EXERCISE AIM: From the very first line of the data to the line containing "import plotly.graph_objects as go", retype everything exactly, leaving the pictures behind.

DATA SEGMENT:
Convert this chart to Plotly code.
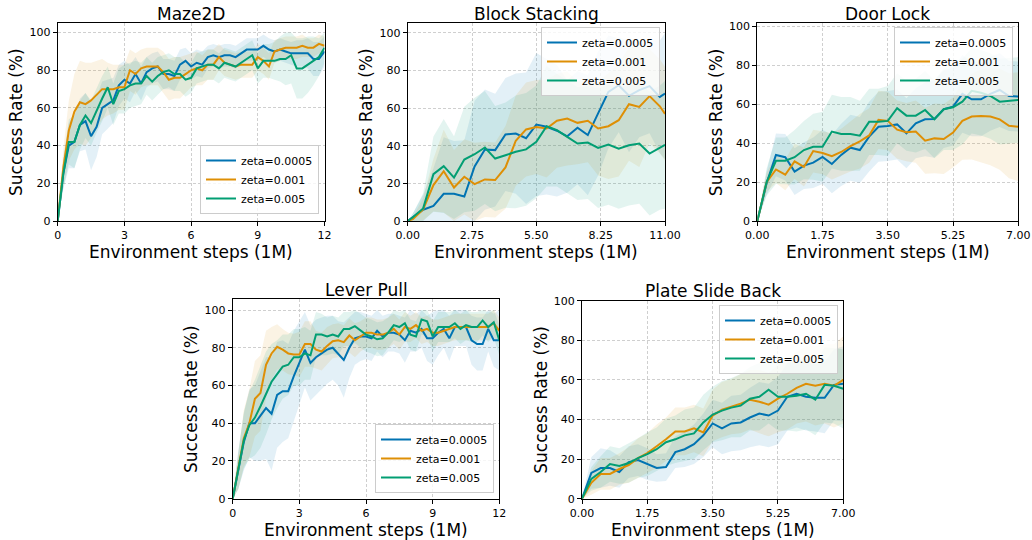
import numpy as np
import plotly.graph_objects as go

# ---------------- data ----------------
series_names = ["zeta=0.0005", "zeta=0.001", "zeta=0.005"]
colors = ["#0173b2", "#de8f05", "#029e73"]
fill_colors = ["rgba(1,115,178,0.11)", "rgba(222,143,5,0.11)", "rgba(2,158,115,0.11)"]

# Maze2D
maze_x = [i * 0.25 for i in range(49)]
maze_mean = [
    [0,25,40,42,51,53,45,50,60,62,64,72,75,73,78,73,79,81,82,78,78,77,83,85,82,84,83,87,88,87,88,88,87,89,91,91,91,93,91,90,91,90,89,89,89,89,86,86,90],
    [0,28,48,58,63,62,64,67,70,70,70,71,71,80,78,81,82,82,82,79,75,76,76,78,80,81,80,83,83,87,84,83,82,83,83,83,87,85,82,90,91,92,92,92,93,92,92,94,93],
    [0,25,42,42,51,56,52,59,65,71,62,69,70,72,73,73,77,74,77,79,80,78,78,75,76,81,82,83,83,81,84,83,82,84,86,88,81,85,85,85,86,86,88,81,81,83,85,87,92],
]
maze_std = [
    [0,8,12,14,14,15,18,16,14,13,12,11,10,10,9,9,8,8,8,8,8,8,8,7,7,7,7,6,6,6,6,6,6,6,6,6,6,6,6,6,6,6,6,7,7,8,9,9,8],
    [0,10,16,20,22,22,20,18,16,14,13,12,12,11,11,10,10,10,10,11,11,11,11,10,9,9,8,8,8,7,7,7,7,7,7,7,7,7,7,6,6,6,6,6,6,5,5,5,5],
    [0,8,12,14,13,12,12,12,12,11,11,12,13,12,12,11,10,10,10,9,9,9,9,9,8,8,8,8,8,8,8,8,8,8,8,8,8,9,9,10,12,14,15,16,16,15,13,10,8],
]

# Block Stacking
block_x = [0, 0.22, 0.66, 1.10, 1.54, 1.98, 2.42, 2.86, 3.30, 3.74, 4.18, 4.62, 5.06, 5.50,
           5.94, 6.38, 6.82, 7.26, 7.70, 8.14, 8.58, 9.02, 9.46, 9.90, 10.34, 10.78, 11.0]
block_mean = [
    [0,2,6,8,14.5,14.5,13,29,38,37.7,46,46.5,44,51.3,50.1,48,45,49.6,45.7,57.2,68.7,72.2,66.6,69.6,71.7,66,67.8],
    [0,1,6.2,19.1,26.5,17.8,23.5,19.6,22.1,21.8,28.5,42.7,48.7,50,49.2,53.3,54.5,52.2,53.3,49.2,50.4,53.6,62.1,60.7,66.4,61,57],
    [0,2,6.7,24.9,29.2,23.1,32.7,35.5,39.1,33.2,35,36.8,38.1,42.1,50.4,48.3,44.7,41.2,41.7,38.9,40.6,38.5,40.3,41.2,35.9,39,40.5],
]
block_std = [
    [0,2,8,20,30,28,30,35,32,30,30,32,35,38,36,35,30,30,32,33,30,25,30,25,25,30,35],
    [0,1,6,14,22,20,20,22,20,20,22,24,25,25,26,25,25,22,22,25,28,30,30,32,25,25,25],
    [0,2,8,20,25,22,28,30,30,28,28,30,30,30,32,30,30,30,30,32,32,32,32,32,33,33,34],
]

# Door Lock
door_x = [i * 0.25 for i in range(29)]
door_mean = [
    [0,19.4,34,32.8,25.4,28.5,30,33,29.3,34,37.7,36.5,43.4,48.5,48.9,49.7,45.1,50.3,52.3,52.5,57.5,58.8,65.4,62.6,62.6,65.4,67.4,64.3,64],
    [0,20,26.5,23.8,30.7,27.8,36,35,33.3,35.5,38.5,41,44,52,51.5,47,45.7,46,41.3,42.5,42.2,45.5,51.5,53.7,54,53.7,52.3,49,48.5],
    [0,20,31,31,32.8,36.5,38.2,38.2,46,44.8,44.8,43.9,51,51,51.5,58,54.2,54.2,57.1,52.3,57.5,58.5,61.4,67,66,64.3,61.4,61.7,62.3],
]
door_std = [
    [0,6,11,12,12,12,13,14,15,16,17,17,18,18,18,18,18,18,19,20,20,20,20,19,19,19,19,18,18],
    [0,5,7,8,9,10,11,11,12,12,13,14,14,15,15,15,15,16,17,18,18,18,20,22,24,25,26,27,28],
    [0,7,12,12,14,15,17,18,19,19,19,18,17,17,18,18,18,19,20,20,21,22,22,22,22,22,22,22,22],
]

# Lever Pull
lever_x = [i * 0.25 for i in range(49)]
lever_mean = [
    [0,15,30,40,40,44,48,45,55,57,57,65,72,79,72,75,77,79,80,77,73.5,80,85,86,86,85,89,86,88,88,87,84,89,88,90,85,85,88,90,85,91,91,91,84,82,82,90,84,84],
    [0,15,32,40,53,56,71,77,80.5,79,77,76.5,76.5,82,82,79,78,81,83.5,84,83,86.5,84,86,88,88,87,87,88,90,87,91,90,92,89,90,88,88,89,90,91,91,91,91,91,91,91,93,89],
    [0,15,31,39,43,49,56,62,66,70,71,75,75,77,76,87,87,86,87,86,90,90,91.5,89,87,86,84.5,85,88,92,91,93,87,86,95,94,86,91,91,91,93,90,92,91,91,94.5,91,93.5,84],
]
lever_std = [
    [0,10,15,18,20,24,27,30,28,27,25,24,22,20,20,20,19,18,17,17,20,16,14,13,12,12,11,11,10,10,10,12,11,10,10,12,14,12,10,12,10,10,10,13,14,14,12,14,16],
    [0,10,15,18,20,20,18,14,12,11,11,11,12,12,12,10,10,10,9,9,9,9,9,8,8,8,8,8,8,8,8,8,7,7,7,7,7,7,7,7,7,7,7,7,7,7,7,7,7],
    [0,10,15,18,20,22,22,20,18,17,16,15,15,14,13,12,11,10,10,10,9,9,9,9,9,9,9,9,8,8,8,8,8,8,8,8,8,8,8,8,8,8,8,8,8,8,8,8,8],
]

# Plate Slide Back
plate_x = [i * 0.25 for i in range(29)]
plate_mean = [
    [0,13,15.5,15.5,13.5,18.5,19.5,17.5,15.5,16,23.5,25,27.5,32,38,35.5,38,38.5,41,43,42,44.5,51.5,53,51.5,51,51,57.5,58],
    [0,8,12.5,12.5,15,17,20.5,23,26.5,30,34,34,35.5,33.5,42,45,46.5,48,50,49,47.5,50.5,53,56,58,57,58,57,60],
    [0,10,13.5,17.5,16.5,18,20.5,22.5,25,28.5,30,32,33,38.5,42.5,44.5,46,47,50.5,51.5,55,51.5,51.5,52,53,50,57.5,57,55.5],
]
plate_std = [
    [0,8,10,9,8,8,8,8,7,7,8,9,10,11,12,13,14,14,15,16,16,17,17,17,17,17,18,18,19],
    [0,6,8,8,8,9,10,10,11,11,12,12,12,12,13,14,14,15,15,16,16,17,18,18,19,20,20,21,22],
    [0,6,8,9,9,10,10,11,11,12,12,13,13,14,14,15,15,16,16,17,17,17,17,18,18,18,19,19,20],
]

titles = ["Maze2D", "Block Stacking", "Door Lock", "Lever Pull", "Plate Slide Back"]
x_tick_vals = [[0, 3, 6, 9, 12], [0, 2.75, 5.5, 8.25, 11], [0, 1.75, 3.5, 5.25, 7],
               [0, 3, 6, 9, 12], [0, 1.75, 3.5, 5.25, 7]]
x_tick_text = [["0", "3", "6", "9", "12"], ["0.00", "2.75", "5.50", "8.25", "11.00"],
               ["0.00", "1.75", "3.50", "5.25", "7.00"], ["0", "3", "6", "9", "12"],
               ["0.00", "1.75", "3.50", "5.25", "7.00"]]
y_tick_vals = [0, 20, 40, 60, 80, 100]
panels = [
    (maze_x, maze_mean, maze_std),
    (block_x, block_mean, block_std),
    (door_x, door_mean, door_std),
    (lever_x, lever_mean, lever_std),
    (plate_x, plate_mean, plate_std),
]

# ---------------- layout geometry (pixels) ----------------
W, H = 1032, 540
boxes = [  # left, right, top, bottom (px)
    (57.7, 324.5, 23.0, 221.0),
    (407.7, 665.0, 23.0, 221.0),
    (757.3, 1018.3, 23.3, 221.0),
    (232.7, 499.3, 299.3, 498.7),
    (582.0, 843.3, 300.7, 498.7),
]
x_ranges = [[0, 12], [0, 11], [0, 7], [0, 12], [0, 7]]
y_ranges = [[0, 105.1], [0, 105.3], [0, 101.7], [0, 105.7], [0, 100]]
legend_pos = [  # x(px), y(px), xanchor, yanchor
    (319, 214, "right", "bottom"),
    (660, 27, "right", "top"),
    (1013, 27, "right", "top"),
    (494, 493, "right", "bottom"),
    (838, 305, "right", "top"),
]
ylabel_x = [16, 366, 716, 191, 541]

FONT = "DejaVu Sans"
fig = go.Figure()
layout = dict(
    width=W, height=H, margin=dict(l=0, r=0, t=0, b=0, autoexpand=False),
    paper_bgcolor="white", plot_bgcolor="white",
    font=dict(family=FONT, size=11, color="black"),
    showlegend=True, annotations=[],
)

for p, (xs, means, stds) in enumerate(panels):
    ax = "" if p == 0 else str(p + 1)
    xref, yref = "x" + ax, "y" + ax
    leg = "legend" if p == 0 else "legend" + str(p + 1)
    # bands
    for s in range(3):
        m = np.array(means[s], dtype=float)
        sd = np.array(stds[s], dtype=float)
        up = np.clip(m + sd, 0, 100)
        lo = np.clip(m - sd, 0, 100)
        fig.add_trace(go.Scatter(
            x=list(xs) + list(xs)[::-1], y=list(up) + list(lo)[::-1],
            fill="toself", fillcolor=fill_colors[s], line=dict(width=0),
            mode="lines", hoverinfo="skip", showlegend=False,
            xaxis=xref, yaxis=yref))
    # lines
    for s in range(3):
        fig.add_trace(go.Scatter(
            x=xs, y=means[s], mode="lines", name=series_names[s],
            line=dict(color=colors[s], width=2), legend=leg,
            xaxis=xref, yaxis=yref))

    l, r, t, b = boxes[p]
    common = dict(showline=True, linecolor="black", linewidth=1, mirror=True,
                  ticks="outside", ticklen=4, tickwidth=1, tickcolor="black",
                  showgrid=True, gridcolor="#cfcfcf", griddash="3px,2px", gridwidth=1,
                  zeroline=False, automargin=False,
                  tickfont=dict(family=FONT, size=11, color="black"))
    layout["xaxis" + ax] = dict(common, domain=[l / W, r / W], range=x_ranges[p],
                                anchor=yref, tickvals=x_tick_vals[p], ticktext=x_tick_text[p])
    layout["yaxis" + ax] = dict(common, domain=[1 - b / H, 1 - t / H], range=y_ranges[p],
                                anchor=xref, tickvals=y_tick_vals)
    lx, ly, xa, ya = legend_pos[p]
    layout[leg] = dict(x=lx / W, y=1 - ly / H, xanchor=xa, yanchor=ya,
                       bgcolor="rgba(255,255,255,0.8)", bordercolor="#cccccc", borderwidth=1,
                       font=dict(family=FONT, size=11, color="black"), itemwidth=30,
                       tracegroupgap=0)
    # title
    layout["annotations"].append(dict(
        text=titles[p], x=(l + r) / 2 / W, y=1 - (t + 2.5) / H, xref="paper", yref="paper",
        xanchor="center", yanchor="bottom", showarrow=False,
        font=dict(family=FONT, size=17, color="black")))
    # x label
    layout["annotations"].append(dict(
        text="Environment steps (1M)", x=(l + r) / 2 / W, y=1 - (b + 31) / H,
        xref="paper", yref="paper", xanchor="center", yanchor="middle", showarrow=False,
        font=dict(family=FONT, size=17, color="black")))
    # y label
    layout["annotations"].append(dict(
        text="Success Rate (%)", x=ylabel_x[p] / W, y=1 - (t + b) / 2 / H,
        xref="paper", yref="paper", xanchor="center", yanchor="middle", showarrow=False,
        textangle=-90, font=dict(family=FONT, size=17, color="black")))

fig.update_layout(**layout)
fig.write_html("out.html")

SOLUTION:
Convert this chart to Plotly code.
import numpy as np
import plotly.graph_objects as go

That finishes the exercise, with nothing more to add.